The line holding "import plotly.graph_objects as go" is the last one to output; start at the first line of the data, keep every line in between exactly, and leave out pictures.
[BEGIN]
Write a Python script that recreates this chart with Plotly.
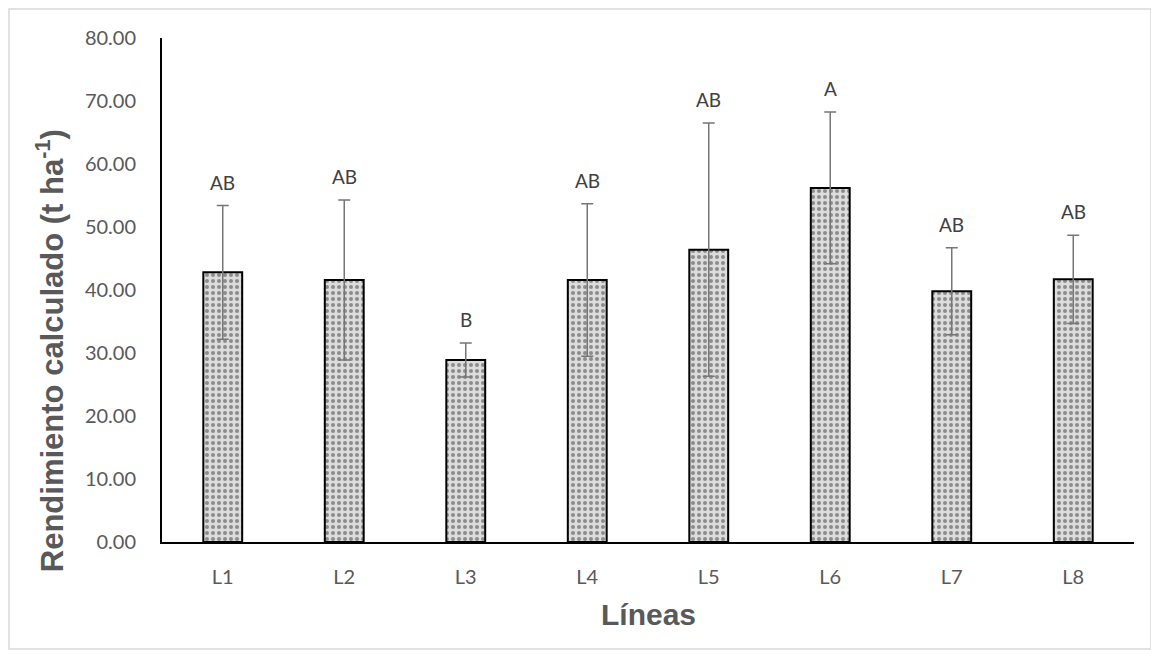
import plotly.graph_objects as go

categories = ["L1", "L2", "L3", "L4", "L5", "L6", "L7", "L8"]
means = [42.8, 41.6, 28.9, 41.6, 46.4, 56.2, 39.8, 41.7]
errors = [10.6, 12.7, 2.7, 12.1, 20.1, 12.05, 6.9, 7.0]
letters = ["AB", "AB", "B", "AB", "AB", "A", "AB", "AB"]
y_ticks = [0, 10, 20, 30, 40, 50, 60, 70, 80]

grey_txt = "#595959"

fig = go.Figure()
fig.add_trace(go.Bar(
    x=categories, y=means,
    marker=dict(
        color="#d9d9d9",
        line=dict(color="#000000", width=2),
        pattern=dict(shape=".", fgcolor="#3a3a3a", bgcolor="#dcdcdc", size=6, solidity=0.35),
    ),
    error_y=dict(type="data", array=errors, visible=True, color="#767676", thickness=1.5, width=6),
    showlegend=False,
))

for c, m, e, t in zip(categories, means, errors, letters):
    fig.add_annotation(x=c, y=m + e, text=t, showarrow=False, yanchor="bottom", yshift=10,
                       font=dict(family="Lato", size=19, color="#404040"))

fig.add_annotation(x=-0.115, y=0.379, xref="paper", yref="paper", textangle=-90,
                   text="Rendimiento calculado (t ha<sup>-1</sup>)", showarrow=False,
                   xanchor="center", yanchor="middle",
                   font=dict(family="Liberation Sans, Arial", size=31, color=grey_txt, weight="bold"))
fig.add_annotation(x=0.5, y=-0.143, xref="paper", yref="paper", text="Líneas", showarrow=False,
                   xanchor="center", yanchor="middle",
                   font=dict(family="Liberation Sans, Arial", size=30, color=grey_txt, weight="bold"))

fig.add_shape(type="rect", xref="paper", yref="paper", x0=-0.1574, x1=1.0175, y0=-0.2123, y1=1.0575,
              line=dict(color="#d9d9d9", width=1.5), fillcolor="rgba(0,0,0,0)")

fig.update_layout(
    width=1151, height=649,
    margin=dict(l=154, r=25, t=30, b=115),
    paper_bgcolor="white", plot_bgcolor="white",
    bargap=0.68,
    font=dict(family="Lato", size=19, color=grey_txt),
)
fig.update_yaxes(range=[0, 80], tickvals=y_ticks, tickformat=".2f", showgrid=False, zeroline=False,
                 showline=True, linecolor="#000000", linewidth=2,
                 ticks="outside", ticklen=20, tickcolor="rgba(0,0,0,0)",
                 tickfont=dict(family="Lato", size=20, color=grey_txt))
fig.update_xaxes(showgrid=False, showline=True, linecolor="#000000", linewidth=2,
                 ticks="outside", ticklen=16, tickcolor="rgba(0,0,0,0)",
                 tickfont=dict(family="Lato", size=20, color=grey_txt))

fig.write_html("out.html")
[END]
**CORRECT ANSWER:**
Write a Python script that recreates this chart with Plotly.
import plotly.graph_objects as go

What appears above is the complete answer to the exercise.